Learning from experience in Iraq and Afghanistan, the Pentagon is expected to reconsider its priorities next year. There is speculation that defense planners could shift away from a "platform-centric" approach that concentrates on capital-intensive ship and plane programs, toward spending for troops and modernized fighting, communications and electronic gear.

That would make it less attractive to invest in big prime contractors like Lockheed Martin and General Dynamics, whose stocks are already underperforming the smaller, faster-growing government contractors.

So far this year, all the cautious talk has not caught up to the big boys. Lockheed Martin stock, which closed Thursday at $58.94 a share, has gained 16.7 percent this year and General Dynamics is up 19.7 percent to $106.64. Lockheed pays an annual dividend of $1 and General Dynamics pays an annual dividend of $1.44, which makes them more attractive to some investors than the smaller defense firms, none of which pays a dividend.

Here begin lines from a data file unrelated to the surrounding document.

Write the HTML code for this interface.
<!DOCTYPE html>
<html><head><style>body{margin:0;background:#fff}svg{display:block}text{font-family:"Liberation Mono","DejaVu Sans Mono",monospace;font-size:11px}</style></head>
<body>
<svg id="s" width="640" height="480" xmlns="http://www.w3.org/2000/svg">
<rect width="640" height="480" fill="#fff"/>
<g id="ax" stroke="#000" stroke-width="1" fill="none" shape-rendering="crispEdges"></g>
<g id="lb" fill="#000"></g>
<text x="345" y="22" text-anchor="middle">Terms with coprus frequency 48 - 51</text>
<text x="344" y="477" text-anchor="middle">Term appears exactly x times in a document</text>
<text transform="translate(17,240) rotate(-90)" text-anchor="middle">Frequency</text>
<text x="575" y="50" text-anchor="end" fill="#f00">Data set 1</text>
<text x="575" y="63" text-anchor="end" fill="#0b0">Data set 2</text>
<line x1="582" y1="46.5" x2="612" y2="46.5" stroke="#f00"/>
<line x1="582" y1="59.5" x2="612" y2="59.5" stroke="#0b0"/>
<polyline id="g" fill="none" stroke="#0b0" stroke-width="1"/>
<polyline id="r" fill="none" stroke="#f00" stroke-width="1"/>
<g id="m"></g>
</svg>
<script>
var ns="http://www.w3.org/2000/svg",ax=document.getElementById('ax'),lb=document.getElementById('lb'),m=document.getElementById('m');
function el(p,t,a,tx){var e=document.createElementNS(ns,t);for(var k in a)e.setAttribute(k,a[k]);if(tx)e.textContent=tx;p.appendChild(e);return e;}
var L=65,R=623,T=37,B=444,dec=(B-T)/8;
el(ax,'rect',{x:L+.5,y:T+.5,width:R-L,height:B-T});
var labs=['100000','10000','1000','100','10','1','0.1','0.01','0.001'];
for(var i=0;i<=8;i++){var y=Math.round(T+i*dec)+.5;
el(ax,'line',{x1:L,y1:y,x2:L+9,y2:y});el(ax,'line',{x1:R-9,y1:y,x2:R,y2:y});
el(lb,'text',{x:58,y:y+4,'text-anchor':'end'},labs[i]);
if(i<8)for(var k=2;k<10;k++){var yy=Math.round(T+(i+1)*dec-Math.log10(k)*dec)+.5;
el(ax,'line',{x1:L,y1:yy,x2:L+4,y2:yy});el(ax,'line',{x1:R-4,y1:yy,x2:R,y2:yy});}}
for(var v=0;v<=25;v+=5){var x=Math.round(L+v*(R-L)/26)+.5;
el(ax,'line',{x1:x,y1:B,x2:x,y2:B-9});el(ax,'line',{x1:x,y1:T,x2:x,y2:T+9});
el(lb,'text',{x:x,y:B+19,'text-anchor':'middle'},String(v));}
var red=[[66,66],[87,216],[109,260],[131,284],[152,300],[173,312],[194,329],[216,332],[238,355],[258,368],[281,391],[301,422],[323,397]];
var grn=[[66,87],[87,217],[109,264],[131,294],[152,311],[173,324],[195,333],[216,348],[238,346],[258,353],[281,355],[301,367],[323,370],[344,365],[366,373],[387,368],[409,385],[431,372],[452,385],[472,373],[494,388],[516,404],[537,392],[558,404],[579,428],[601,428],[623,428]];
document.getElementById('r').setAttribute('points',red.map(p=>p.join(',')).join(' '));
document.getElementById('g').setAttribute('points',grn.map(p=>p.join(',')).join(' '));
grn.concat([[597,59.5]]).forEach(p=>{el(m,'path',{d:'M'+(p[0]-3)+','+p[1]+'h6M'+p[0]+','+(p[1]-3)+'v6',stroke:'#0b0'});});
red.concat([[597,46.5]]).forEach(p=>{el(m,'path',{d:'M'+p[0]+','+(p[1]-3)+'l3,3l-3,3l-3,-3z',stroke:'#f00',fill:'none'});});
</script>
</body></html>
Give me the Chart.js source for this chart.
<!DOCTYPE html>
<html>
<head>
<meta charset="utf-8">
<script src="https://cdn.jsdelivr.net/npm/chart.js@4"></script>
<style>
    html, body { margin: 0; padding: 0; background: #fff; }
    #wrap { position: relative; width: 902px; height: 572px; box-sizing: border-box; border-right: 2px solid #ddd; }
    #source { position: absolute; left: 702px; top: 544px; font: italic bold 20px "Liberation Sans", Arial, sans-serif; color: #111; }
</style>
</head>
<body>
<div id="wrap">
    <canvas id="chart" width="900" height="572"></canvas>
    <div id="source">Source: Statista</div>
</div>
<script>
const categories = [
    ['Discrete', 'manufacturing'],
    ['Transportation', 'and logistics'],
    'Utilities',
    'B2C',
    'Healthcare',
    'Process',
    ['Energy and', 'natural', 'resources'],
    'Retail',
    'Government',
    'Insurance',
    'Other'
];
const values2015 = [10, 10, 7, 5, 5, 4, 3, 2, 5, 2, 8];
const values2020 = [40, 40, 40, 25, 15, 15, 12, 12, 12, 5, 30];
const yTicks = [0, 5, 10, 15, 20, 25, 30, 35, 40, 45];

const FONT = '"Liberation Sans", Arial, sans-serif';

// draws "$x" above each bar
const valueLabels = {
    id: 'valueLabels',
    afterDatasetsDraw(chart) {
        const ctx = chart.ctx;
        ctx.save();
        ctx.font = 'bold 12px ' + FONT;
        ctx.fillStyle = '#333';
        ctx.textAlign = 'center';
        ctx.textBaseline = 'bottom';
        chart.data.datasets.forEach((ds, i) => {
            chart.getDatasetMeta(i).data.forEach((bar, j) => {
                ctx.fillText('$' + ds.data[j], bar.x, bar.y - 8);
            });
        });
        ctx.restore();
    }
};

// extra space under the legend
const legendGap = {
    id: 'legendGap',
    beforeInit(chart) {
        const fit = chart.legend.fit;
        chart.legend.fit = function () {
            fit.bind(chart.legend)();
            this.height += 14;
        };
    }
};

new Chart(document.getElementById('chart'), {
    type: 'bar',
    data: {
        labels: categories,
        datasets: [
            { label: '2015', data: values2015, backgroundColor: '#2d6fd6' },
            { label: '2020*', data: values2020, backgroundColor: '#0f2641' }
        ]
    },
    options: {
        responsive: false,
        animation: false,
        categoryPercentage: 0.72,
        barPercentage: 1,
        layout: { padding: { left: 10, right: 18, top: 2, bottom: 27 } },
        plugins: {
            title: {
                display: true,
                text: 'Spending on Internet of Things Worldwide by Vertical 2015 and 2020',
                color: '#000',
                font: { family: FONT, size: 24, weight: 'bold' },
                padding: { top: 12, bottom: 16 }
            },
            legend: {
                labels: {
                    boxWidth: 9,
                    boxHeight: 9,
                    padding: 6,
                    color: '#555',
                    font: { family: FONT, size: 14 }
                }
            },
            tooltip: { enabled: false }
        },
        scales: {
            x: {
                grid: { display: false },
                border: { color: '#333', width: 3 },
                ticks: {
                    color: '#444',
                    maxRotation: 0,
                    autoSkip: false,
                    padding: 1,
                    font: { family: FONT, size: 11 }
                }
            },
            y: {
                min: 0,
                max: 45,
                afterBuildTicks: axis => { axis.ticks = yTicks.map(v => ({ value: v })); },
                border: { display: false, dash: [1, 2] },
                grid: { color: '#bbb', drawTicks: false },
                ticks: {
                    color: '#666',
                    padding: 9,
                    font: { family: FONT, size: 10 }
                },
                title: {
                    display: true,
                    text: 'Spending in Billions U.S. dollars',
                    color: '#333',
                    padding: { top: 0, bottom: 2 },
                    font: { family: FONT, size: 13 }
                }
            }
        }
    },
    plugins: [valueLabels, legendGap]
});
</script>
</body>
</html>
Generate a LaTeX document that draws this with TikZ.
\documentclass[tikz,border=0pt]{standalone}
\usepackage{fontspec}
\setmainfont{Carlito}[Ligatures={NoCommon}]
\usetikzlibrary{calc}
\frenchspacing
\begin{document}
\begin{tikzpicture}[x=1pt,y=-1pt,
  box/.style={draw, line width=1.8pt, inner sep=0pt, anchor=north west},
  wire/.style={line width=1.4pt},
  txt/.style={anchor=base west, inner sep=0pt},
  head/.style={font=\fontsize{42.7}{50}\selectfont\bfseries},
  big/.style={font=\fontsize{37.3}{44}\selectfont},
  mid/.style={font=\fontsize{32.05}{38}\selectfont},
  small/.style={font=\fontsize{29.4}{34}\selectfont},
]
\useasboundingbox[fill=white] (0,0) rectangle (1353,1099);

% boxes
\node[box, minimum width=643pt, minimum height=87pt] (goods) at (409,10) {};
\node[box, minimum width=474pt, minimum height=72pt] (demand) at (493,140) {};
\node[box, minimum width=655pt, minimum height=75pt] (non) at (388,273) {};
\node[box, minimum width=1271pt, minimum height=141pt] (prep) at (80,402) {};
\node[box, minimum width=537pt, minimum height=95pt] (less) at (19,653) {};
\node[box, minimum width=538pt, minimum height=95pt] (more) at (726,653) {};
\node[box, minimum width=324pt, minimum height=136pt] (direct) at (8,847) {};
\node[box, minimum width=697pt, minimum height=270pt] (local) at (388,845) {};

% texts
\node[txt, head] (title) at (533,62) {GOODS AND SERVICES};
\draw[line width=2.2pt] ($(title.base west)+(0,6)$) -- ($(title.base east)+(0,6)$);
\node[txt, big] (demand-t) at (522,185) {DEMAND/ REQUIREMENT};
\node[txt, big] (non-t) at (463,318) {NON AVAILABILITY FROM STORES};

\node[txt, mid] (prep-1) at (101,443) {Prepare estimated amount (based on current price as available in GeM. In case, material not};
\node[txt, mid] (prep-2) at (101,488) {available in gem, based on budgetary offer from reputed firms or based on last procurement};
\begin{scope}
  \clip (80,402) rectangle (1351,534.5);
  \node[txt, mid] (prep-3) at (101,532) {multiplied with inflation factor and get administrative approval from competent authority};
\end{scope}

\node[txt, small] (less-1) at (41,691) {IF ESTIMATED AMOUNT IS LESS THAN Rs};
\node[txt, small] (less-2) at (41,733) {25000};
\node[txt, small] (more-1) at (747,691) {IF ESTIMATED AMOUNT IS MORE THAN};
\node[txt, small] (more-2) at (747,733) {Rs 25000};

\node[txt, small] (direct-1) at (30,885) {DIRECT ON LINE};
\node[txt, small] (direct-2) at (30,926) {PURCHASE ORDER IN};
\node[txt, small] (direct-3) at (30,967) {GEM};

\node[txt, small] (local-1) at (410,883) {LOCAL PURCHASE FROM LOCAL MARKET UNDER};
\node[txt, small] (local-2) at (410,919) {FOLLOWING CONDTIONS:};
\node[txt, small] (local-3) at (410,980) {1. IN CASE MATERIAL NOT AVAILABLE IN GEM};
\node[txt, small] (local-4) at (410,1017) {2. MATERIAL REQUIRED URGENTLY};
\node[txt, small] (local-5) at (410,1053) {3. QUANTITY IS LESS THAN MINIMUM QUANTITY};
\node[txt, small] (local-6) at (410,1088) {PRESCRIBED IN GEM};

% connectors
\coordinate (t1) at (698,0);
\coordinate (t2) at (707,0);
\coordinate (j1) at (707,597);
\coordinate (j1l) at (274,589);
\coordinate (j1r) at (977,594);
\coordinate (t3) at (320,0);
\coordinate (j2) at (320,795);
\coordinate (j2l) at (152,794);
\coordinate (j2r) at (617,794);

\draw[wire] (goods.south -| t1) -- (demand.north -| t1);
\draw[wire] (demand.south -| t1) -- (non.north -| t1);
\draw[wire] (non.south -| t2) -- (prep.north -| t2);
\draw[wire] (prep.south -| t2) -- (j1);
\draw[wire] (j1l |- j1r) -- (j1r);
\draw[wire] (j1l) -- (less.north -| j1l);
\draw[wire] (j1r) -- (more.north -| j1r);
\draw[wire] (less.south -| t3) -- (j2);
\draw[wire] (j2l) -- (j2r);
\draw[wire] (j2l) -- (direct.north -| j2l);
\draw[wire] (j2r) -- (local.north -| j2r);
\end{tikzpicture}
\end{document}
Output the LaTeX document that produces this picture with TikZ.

Growth is the reason for buying stock in second-tier local firms. So far this year, the fastest growers, all traded on the Nasdaq Stock Market, have been Argon up 154 percent to $35.49, Essex Corp., a Columbia electronics company catering to the intelligence community, up 90 percent to $17.85 and SI International Inc., a Reston specialist in computer networks, up 60 percent. SI International stock closed Thursday at $31.25 a share after hitting a 52-week high of $32.66 during the day.

Also hitting a 52-week high for the year during Thursday's trading was CACI. Its shares traded as high as $68.97 and closed at $68.20, up 40 percent for the year.

United Defense Industries, which makes the Bradley fighting vehicle and other guns and missile launchers, is up 51 percent for the year at $48.08.